In general, data manipulation in nested immutable data structures is always difficult, but in Haskell the problem is more obvious, as almost everything here is immutable. The Lens Library offers an elegant way to access and manipulate data in complex nested data structures.

The last two chapters are focused on another main topic of interest for data analysts: visualization and presentation of data.

In Chapter 12 - "Exporting and Presenting" the author presents a recipe for building a LaTeX table and this reminds me somehow of the fact that Haskell is a programming language preferred especially by researchers. LaTeX is the standard format for the communication and publishing of scientific papers.

Chapter 11 - "Visualizing Data" covers recipes for producing graphical representations of data using Google Chart API, gnuplot or JavaScript library D3.js. I was impressed how easy other tools and frameworks can be complementarily used with Haskell. I've been surprised also by the Diagrams library utility. It is beautifully designed, declarative drawing library that can be used to create composable drawings.
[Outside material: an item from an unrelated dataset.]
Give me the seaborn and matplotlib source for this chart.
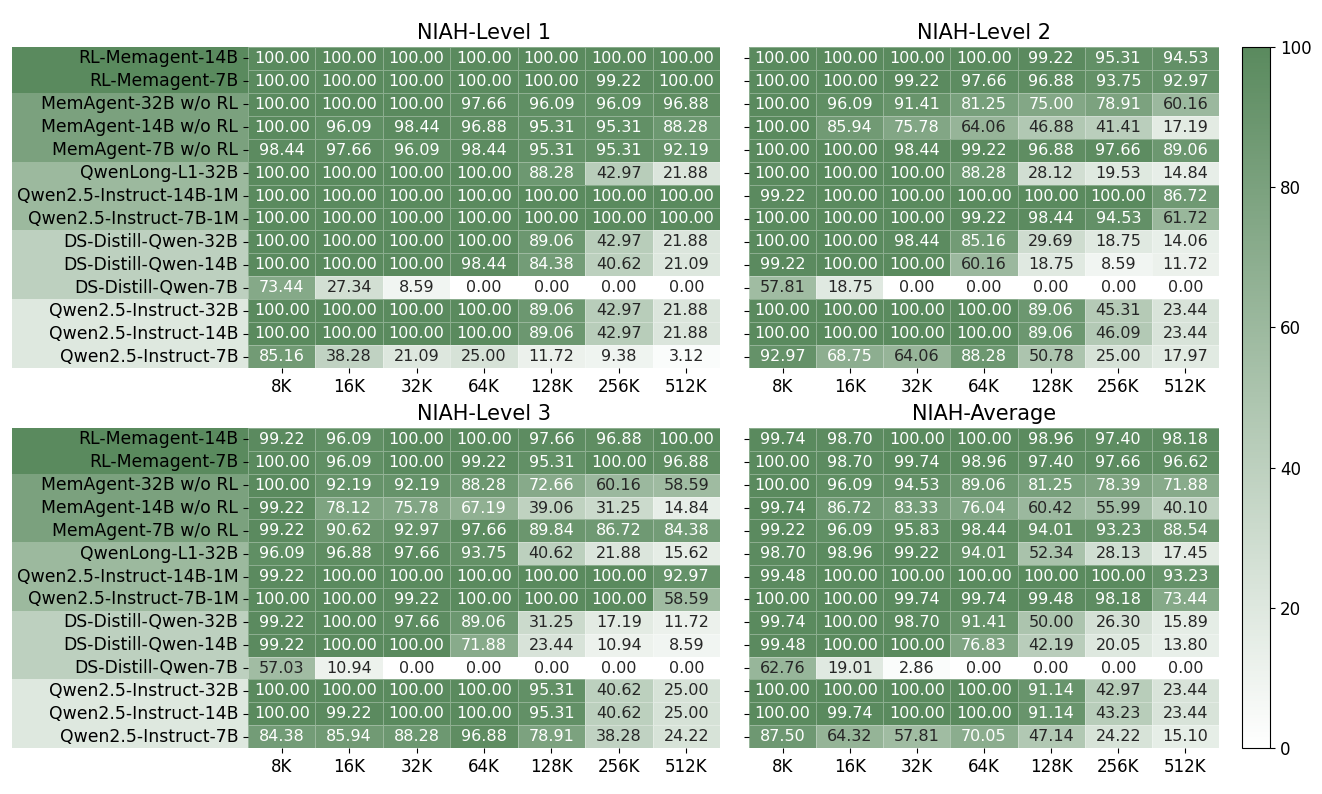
import matplotlib
matplotlib.use('Agg')
import matplotlib.pyplot as plt
from matplotlib.colors import LinearSegmentedColormap
from matplotlib.patches import Rectangle
import pandas as pd
import seaborn as sns

models = ['RL-Memagent-14B', 'RL-Memagent-7B', 'MemAgent-32B w/o RL', 'MemAgent-14B w/o RL',
          'MemAgent-7B w/o RL', 'QwenLong-L1-32B', 'Qwen2.5-Instruct-14B-1M', 'Qwen2.5-Instruct-7B-1M',
          'DS-Distill-Qwen-32B', 'DS-Distill-Qwen-14B', 'DS-Distill-Qwen-7B',
          'Qwen2.5-Instruct-32B', 'Qwen2.5-Instruct-14B', 'Qwen2.5-Instruct-7B']
lengths = ['8K', '16K', '32K', '64K', '128K', '256K', '512K']

level1 = [
    [100, 100, 100, 100, 100, 100, 100],
    [100, 100, 100, 100, 100, 99.22, 100],
    [100, 100, 100, 97.66, 96.09, 96.09, 96.88],
    [100, 96.09, 98.44, 96.88, 95.31, 95.31, 88.28],
    [98.44, 97.66, 96.09, 98.44, 95.31, 95.31, 92.19],
    [100, 100, 100, 100, 88.28, 42.97, 21.88],
    [100, 100, 100, 100, 100, 100, 100],
    [100, 100, 100, 100, 100, 100, 100],
    [100, 100, 100, 100, 89.06, 42.97, 21.88],
    [100, 100, 100, 98.44, 84.38, 40.62, 21.09],
    [73.44, 27.34, 8.59, 0, 0, 0, 0],
    [100, 100, 100, 100, 89.06, 42.97, 21.88],
    [100, 100, 100, 100, 89.06, 42.97, 21.88],
    [85.16, 38.28, 21.09, 25.00, 11.72, 9.38, 3.12],
]
level2 = [
    [100, 100, 100, 100, 99.22, 95.31, 94.53],
    [100, 100, 99.22, 97.66, 96.88, 93.75, 92.97],
    [100, 96.09, 91.41, 81.25, 75.00, 78.91, 60.16],
    [100, 85.94, 75.78, 64.06, 46.88, 41.41, 17.19],
    [100, 100, 98.44, 99.22, 96.88, 97.66, 89.06],
    [100, 100, 100, 88.28, 28.12, 19.53, 14.84],
    [99.22, 100, 100, 100, 100, 100, 86.72],
    [100, 100, 100, 99.22, 98.44, 94.53, 61.72],
    [100, 100, 98.44, 85.16, 29.69, 18.75, 14.06],
    [99.22, 100, 100, 60.16, 18.75, 8.59, 11.72],
    [57.81, 18.75, 0, 0, 0, 0, 0],
    [100, 100, 100, 100, 89.06, 45.31, 23.44],
    [100, 100, 100, 100, 89.06, 46.09, 23.44],
    [92.97, 68.75, 64.06, 88.28, 50.78, 25.00, 17.97],
]
level3 = [
    [99.22, 96.09, 100, 100, 97.66, 96.88, 100],
    [100, 96.09, 100, 99.22, 95.31, 100, 96.88],
    [100, 92.19, 92.19, 88.28, 72.66, 60.16, 58.59],
    [99.22, 78.12, 75.78, 67.19, 39.06, 31.25, 14.84],
    [99.22, 90.62, 92.97, 97.66, 89.84, 86.72, 84.38],
    [96.09, 96.88, 97.66, 93.75, 40.62, 21.88, 15.62],
    [99.22, 100, 100, 100, 100, 100, 92.97],
    [100, 100, 99.22, 100, 100, 100, 58.59],
    [99.22, 100, 97.66, 89.06, 31.25, 17.19, 11.72],
    [99.22, 100, 100, 71.88, 23.44, 10.94, 8.59],
    [57.03, 10.94, 0, 0, 0, 0, 0],
    [100, 100, 100, 100, 95.31, 40.62, 25.00],
    [100, 99.22, 100, 100, 95.31, 40.62, 25.00],
    [84.38, 85.94, 88.28, 96.88, 78.91, 38.28, 24.22],
]
average = [
    [99.74, 98.70, 100, 100, 98.96, 97.40, 98.18],
    [100, 98.70, 99.74, 98.96, 97.40, 97.66, 96.62],
    [100, 96.09, 94.53, 89.06, 81.25, 78.39, 71.88],
    [99.74, 86.72, 83.33, 76.04, 60.42, 55.99, 40.10],
    [99.22, 96.09, 95.83, 98.44, 94.01, 93.23, 88.54],
    [98.70, 98.96, 99.22, 94.01, 52.34, 28.13, 17.45],
    [99.48, 100, 100, 100, 100, 100, 93.23],
    [100, 100, 99.74, 99.74, 99.48, 98.18, 73.44],
    [99.74, 100, 98.70, 91.41, 50.00, 26.30, 15.89],
    [99.48, 100, 100, 76.83, 42.19, 20.05, 13.80],
    [62.76, 19.01, 2.86, 0, 0, 0, 0],
    [100, 100, 100, 100, 91.14, 42.97, 23.44],
    [100, 99.74, 100, 100, 91.14, 43.23, 23.44],
    [87.50, 64.32, 57.81, 70.05, 47.14, 24.22, 15.10],
]
titles = ['NIAH-Level 1', 'NIAH-Level 2', 'NIAH-Level 3', 'NIAH-Average']

# model groups for the label backgrounds: (first row, number of rows, shade level)
groups = [(0, 2, 1.0), (2, 3, 0.8), (5, 3, 0.6), (8, 3, 0.4), (11, 3, 0.2)]

cmap = LinearSegmentedColormap.from_list('greens', ['#ffffff', '#5a8a5e'])

fig = plt.figure(figsize=(13.22, 7.94), dpi=100)
positions = [
    [0.1876, 0.5365, 0.357, 0.4043],
    [0.5666, 0.5365, 0.3555, 0.4043],
    [0.1876, 0.0579, 0.357, 0.403],
    [0.5666, 0.0579, 0.3555, 0.403],
]
axes = []
for i, (data, title) in enumerate(zip([level1, level2, level3, average], titles)):
    ax = fig.add_axes(positions[i])
    df = pd.DataFrame(data, index=models, columns=lengths)
    sns.heatmap(df, ax=ax, cmap=cmap, vmin=0, vmax=100, annot=True, fmt='.2f',
                annot_kws={'fontsize': 11.5}, cbar=False,
                linewidths=0.5, linecolor=(1, 1, 1, 0.3))
    ax.set_title(title, fontsize=15)
    ax.tick_params(axis='x', labelsize=12, rotation=0)
    ax.tick_params(axis='y', labelsize=12.4, rotation=0)
    if i % 2 == 1:
        ax.set_yticklabels([])
    else:
        for start, n, level in groups:
            ax.add_patch(Rectangle((-0.5, start), 0.5, n, transform=ax.get_yaxis_transform(),
                                   facecolor=cmap(level), edgecolor='none',
                                   clip_on=False, zorder=0))
    axes.append(ax)

cax = fig.add_axes([0.9395, 0.0579, 0.0212, 0.883])
cb = fig.colorbar(axes[0].collections[0], cax=cax)
cb.set_ticks([0, 20, 40, 60, 80, 100])
cb.ax.tick_params(labelsize=12)

plt.savefig('out.png', dpi=100)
In the last recipe from this chapter the author describes how to mark a route on a map using this library.

All in all, I liked the book very much and I recommend it to all programmers interested in an intellectual challenge. The author has a very broad level of knowledge, managing to approach a wide range of problems from different fields such as statistics, data analysis, programming, software engineering and linguistics. I have found many practical examples in the book, and further on I recommend it to data analysts passionate by functional programming. I am eager to see new books from Nishant Shukla and l will follow with interest the Packt Publishing activity in the "Big Data & Business Intelligence" website section.